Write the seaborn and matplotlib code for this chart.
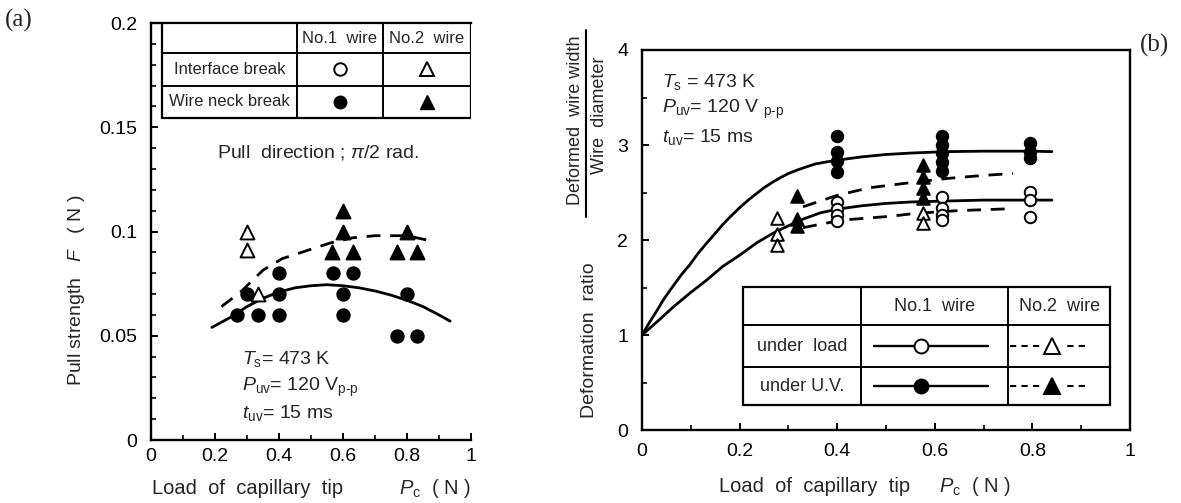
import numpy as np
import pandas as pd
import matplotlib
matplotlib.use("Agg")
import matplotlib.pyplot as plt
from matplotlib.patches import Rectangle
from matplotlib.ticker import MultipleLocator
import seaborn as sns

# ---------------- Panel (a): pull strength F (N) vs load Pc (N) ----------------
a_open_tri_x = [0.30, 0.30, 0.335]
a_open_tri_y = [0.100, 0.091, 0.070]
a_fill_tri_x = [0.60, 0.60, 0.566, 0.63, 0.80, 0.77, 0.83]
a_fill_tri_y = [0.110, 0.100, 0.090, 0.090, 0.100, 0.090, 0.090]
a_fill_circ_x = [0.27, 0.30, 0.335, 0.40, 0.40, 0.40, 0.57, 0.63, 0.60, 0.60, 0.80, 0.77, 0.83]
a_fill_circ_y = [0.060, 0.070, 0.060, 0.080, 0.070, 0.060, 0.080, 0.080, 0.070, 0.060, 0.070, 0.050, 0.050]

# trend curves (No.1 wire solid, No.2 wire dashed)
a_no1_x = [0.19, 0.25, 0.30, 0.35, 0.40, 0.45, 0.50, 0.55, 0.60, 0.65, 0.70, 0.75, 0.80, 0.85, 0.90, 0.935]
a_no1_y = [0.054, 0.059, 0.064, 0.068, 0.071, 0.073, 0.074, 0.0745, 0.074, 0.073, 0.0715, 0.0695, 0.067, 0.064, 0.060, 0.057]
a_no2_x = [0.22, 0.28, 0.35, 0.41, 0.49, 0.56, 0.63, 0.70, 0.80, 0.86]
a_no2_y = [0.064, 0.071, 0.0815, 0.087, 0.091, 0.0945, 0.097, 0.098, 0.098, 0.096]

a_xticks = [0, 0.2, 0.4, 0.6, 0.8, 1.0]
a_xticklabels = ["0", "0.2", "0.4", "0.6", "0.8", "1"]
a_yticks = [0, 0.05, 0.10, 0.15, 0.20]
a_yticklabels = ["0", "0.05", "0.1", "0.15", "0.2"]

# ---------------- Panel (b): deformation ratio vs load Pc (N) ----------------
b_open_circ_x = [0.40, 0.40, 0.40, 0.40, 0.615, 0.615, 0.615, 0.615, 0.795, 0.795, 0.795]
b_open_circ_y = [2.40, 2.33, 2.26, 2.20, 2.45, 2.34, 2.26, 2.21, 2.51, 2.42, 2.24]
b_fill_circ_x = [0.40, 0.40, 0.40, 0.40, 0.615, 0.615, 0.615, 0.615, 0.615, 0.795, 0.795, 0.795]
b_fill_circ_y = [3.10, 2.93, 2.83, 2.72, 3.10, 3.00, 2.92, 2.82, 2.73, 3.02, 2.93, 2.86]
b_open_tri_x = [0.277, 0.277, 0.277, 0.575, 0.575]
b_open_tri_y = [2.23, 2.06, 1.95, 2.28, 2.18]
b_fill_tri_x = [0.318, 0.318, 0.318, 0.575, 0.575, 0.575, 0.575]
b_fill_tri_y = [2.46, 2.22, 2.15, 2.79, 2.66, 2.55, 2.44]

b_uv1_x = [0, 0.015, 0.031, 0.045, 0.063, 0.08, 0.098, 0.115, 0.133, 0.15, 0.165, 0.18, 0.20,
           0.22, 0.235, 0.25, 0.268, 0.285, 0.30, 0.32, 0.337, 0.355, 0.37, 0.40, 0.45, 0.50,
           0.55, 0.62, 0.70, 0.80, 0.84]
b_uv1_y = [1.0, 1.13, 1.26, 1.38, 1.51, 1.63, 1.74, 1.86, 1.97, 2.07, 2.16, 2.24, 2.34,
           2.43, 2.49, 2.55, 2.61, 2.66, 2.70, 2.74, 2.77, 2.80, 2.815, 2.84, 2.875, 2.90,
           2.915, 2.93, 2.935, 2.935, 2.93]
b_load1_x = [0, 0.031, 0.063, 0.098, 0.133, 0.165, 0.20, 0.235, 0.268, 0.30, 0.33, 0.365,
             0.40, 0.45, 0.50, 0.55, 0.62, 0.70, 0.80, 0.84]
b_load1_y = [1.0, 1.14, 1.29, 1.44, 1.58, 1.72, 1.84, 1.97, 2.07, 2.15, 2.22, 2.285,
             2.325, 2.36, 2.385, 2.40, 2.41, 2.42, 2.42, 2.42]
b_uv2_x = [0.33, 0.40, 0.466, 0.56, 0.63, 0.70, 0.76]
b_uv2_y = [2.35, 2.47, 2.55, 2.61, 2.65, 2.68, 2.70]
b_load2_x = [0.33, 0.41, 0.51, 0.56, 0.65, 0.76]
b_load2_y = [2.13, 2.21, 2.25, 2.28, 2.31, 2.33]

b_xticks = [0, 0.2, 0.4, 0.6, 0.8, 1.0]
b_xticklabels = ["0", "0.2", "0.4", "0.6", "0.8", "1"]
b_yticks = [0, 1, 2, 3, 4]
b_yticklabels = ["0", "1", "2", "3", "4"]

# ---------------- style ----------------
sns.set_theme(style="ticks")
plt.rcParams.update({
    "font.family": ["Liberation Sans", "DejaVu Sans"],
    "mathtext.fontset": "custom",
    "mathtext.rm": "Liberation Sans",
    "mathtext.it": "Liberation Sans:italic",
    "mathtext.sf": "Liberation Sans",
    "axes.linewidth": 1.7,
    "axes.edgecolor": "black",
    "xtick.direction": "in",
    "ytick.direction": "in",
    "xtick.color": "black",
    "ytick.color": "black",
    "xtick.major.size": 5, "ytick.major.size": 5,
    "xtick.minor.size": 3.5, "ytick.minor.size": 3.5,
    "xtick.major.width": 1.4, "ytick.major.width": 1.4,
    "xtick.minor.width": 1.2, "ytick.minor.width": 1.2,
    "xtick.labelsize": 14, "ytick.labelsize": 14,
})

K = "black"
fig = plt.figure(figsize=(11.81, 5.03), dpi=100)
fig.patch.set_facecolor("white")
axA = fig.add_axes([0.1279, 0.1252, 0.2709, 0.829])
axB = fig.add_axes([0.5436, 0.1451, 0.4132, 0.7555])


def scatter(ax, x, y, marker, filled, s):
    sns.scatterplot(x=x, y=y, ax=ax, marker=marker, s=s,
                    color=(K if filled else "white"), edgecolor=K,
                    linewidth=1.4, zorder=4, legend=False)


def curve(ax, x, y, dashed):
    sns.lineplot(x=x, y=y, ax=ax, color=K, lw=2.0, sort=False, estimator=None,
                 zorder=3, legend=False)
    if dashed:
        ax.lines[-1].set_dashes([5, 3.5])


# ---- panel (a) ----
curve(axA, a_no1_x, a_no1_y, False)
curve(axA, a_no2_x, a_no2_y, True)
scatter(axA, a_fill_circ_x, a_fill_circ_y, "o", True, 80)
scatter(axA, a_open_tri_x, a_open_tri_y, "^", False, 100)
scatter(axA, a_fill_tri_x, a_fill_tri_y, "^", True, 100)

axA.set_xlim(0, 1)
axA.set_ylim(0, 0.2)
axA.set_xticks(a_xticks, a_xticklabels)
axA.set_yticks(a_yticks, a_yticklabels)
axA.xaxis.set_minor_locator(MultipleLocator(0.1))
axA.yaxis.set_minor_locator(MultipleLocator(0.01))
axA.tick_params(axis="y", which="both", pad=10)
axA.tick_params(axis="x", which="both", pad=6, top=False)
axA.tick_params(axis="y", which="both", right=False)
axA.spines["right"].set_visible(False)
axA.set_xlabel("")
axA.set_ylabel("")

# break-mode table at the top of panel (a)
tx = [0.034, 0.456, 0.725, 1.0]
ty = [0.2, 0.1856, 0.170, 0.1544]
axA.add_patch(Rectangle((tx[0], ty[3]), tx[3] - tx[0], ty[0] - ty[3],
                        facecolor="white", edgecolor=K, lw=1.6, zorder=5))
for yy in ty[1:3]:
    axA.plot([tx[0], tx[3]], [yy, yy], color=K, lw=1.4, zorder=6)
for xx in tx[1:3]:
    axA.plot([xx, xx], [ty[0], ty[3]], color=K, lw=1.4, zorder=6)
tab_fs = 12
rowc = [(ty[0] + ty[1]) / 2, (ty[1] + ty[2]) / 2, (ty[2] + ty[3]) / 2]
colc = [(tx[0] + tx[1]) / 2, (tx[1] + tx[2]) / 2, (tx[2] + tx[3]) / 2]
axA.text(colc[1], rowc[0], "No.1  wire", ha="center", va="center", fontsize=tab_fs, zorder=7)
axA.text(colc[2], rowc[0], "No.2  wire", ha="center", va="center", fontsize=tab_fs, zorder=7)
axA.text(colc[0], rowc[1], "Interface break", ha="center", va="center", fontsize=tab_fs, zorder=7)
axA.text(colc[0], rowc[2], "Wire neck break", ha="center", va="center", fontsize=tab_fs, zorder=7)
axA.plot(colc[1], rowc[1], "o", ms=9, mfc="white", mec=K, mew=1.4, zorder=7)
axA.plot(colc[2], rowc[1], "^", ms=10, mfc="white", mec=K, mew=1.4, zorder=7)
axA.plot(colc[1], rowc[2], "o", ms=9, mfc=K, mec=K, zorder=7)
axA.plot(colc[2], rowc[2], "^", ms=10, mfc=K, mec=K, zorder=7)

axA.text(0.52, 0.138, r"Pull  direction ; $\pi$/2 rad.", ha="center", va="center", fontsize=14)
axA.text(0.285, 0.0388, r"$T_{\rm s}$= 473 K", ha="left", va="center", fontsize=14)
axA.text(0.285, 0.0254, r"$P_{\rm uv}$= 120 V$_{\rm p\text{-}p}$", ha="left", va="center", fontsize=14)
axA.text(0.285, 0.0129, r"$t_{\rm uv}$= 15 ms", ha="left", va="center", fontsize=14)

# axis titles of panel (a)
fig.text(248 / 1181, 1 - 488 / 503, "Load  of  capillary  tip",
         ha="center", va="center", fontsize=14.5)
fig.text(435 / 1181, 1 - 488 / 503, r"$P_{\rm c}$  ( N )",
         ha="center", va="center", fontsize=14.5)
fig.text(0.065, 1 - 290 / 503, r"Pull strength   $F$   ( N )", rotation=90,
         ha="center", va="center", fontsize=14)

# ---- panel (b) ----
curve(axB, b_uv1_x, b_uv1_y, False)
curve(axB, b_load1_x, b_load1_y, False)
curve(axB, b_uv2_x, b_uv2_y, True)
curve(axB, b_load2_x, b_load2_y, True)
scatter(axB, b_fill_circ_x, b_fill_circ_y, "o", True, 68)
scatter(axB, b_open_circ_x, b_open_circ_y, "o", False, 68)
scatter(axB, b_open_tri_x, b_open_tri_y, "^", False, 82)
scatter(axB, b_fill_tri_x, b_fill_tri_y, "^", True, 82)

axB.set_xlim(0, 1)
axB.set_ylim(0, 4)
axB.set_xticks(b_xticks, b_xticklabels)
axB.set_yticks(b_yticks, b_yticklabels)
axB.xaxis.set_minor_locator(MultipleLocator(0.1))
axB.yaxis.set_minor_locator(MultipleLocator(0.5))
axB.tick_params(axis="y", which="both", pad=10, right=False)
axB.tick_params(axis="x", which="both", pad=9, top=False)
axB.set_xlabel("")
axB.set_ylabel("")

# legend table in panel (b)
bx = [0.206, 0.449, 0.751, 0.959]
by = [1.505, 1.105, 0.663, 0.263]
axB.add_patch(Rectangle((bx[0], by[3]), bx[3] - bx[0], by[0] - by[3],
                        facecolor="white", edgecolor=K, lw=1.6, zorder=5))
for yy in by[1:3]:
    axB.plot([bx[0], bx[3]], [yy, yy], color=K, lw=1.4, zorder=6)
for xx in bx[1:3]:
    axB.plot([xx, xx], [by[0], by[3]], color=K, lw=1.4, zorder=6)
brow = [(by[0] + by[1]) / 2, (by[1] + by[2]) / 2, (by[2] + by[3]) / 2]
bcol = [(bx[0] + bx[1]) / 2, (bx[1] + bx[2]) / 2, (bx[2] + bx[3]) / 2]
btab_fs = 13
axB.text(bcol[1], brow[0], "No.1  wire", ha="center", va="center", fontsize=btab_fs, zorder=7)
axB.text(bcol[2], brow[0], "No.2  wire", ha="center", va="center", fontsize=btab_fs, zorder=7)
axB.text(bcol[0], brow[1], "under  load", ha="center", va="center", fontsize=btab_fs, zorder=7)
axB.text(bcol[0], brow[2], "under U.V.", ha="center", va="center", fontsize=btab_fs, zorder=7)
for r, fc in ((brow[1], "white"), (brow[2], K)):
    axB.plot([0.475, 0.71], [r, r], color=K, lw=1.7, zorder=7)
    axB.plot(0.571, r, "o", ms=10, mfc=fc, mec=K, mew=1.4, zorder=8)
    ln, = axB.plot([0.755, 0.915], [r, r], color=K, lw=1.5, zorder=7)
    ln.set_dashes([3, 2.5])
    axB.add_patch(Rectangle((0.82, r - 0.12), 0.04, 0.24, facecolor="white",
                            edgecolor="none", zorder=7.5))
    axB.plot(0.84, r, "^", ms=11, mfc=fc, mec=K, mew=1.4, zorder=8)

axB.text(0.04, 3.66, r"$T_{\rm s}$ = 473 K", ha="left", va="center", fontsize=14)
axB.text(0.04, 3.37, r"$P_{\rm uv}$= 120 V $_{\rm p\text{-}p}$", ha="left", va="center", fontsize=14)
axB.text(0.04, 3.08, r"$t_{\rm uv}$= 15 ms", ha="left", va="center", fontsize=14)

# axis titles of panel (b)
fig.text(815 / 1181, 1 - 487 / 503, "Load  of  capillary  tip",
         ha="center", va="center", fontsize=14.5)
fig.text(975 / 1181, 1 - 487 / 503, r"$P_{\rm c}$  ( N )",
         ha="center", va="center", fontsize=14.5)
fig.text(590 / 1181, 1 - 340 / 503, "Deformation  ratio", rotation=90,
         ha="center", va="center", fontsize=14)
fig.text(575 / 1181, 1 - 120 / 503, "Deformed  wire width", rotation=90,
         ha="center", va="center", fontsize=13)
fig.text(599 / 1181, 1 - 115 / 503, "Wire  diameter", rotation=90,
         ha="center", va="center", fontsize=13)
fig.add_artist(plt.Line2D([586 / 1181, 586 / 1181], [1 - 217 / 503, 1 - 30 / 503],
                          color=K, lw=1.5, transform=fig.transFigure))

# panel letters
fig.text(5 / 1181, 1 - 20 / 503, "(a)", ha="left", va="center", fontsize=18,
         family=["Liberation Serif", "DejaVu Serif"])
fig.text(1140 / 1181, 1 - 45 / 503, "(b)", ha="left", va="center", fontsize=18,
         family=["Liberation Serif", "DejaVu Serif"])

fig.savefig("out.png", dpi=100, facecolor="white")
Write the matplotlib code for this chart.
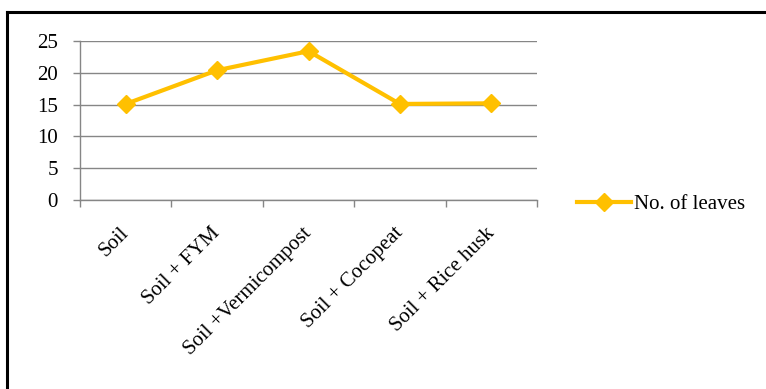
_____
TASK PROMPT:
Set down word for word the lines from the first entry through the line with "import seaborn as sns", both included, omitting pictures.

THE COMPLETED TASK:
Write the seaborn and matplotlib code for this chart.
import numpy as np
import pandas as pd
import matplotlib
matplotlib.use("Agg")
import matplotlib.pyplot as plt
from matplotlib.patches import Rectangle
from matplotlib.ticker import MultipleLocator
import seaborn as sns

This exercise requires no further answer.